Physical data-driven modeling of deformation mechanism constraints on earth-rock dams based on deep feature knowledge distillation and finite element method

Constructing an interpretable model for the long-term deformation Structural Health Monitoring (SHM) of earth-rock dams is of great significance for improving the safety state evaluation and monitoring effect. In this paper, a physics-data-driven model for the deformation SHM of earth-rock dams is proposed based on deep mechanism knowledge distillation. Firstly, the deterministic model is established based on the Finite Element Model (FEM) and outputs the hydraulic load component curve and aging component curve. Then a regression prediction model (HTSGAN) between influencing factors and deformation measurements at multiple measurement points is established based on the Graph Convolutional Network (GCN) and attention mechanism.
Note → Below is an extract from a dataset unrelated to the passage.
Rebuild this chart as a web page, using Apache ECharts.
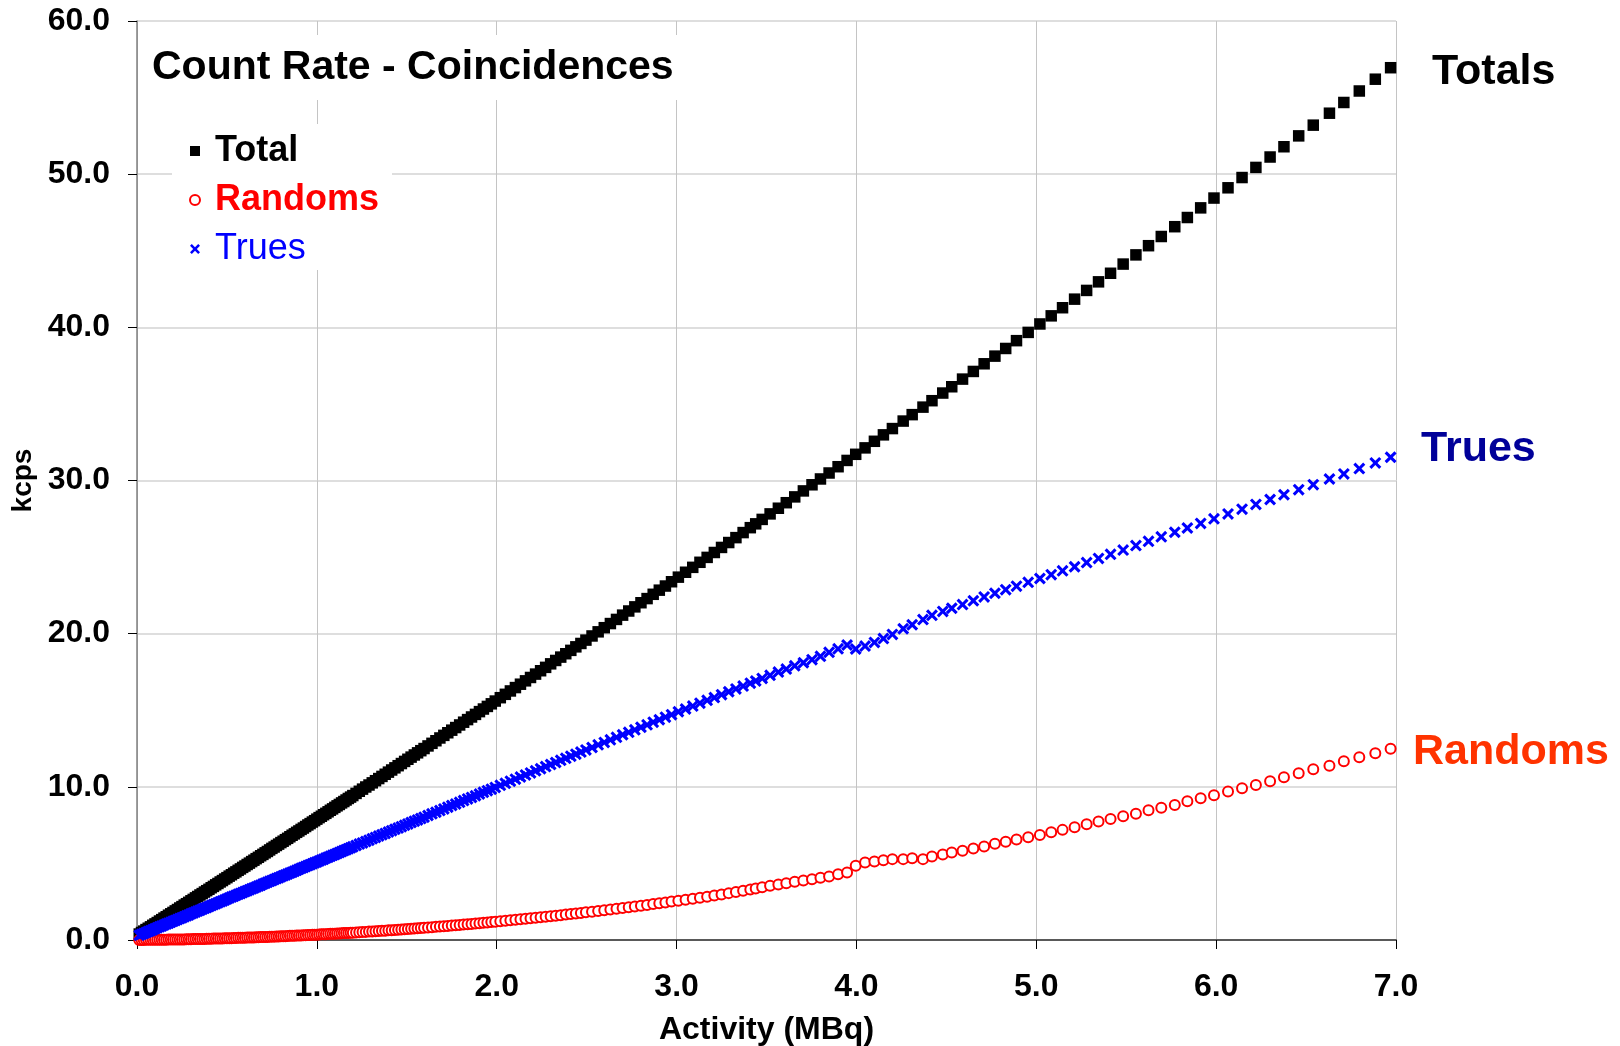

Finally, the Teacher-Hydraulic-Time-Seepage Graph Attention Networks (T-HTSGAN) model is established based on the feature-based multi-teacher knowledge distillation using the knowledge of hydraulic loading physics and soil-rock creep physics of the FEM for mechanism constraints. The model effectively solves the problems of poor model interpretability and lack of physics knowledge constraints in previous earth-rock dam SHM models. The research results are applied to a project of a 185.5-meter-high concrete-faced rockfill dam, and the predictive performance of the model is more effective and stable through the comparison of six baseline models. The comparative analysis of the component curves proves the effectiveness of the proposed knowledge distillation method for mechanism constraints and improves the interpretability of the neural network model. Therefore, the model is more suitable for engineering applications.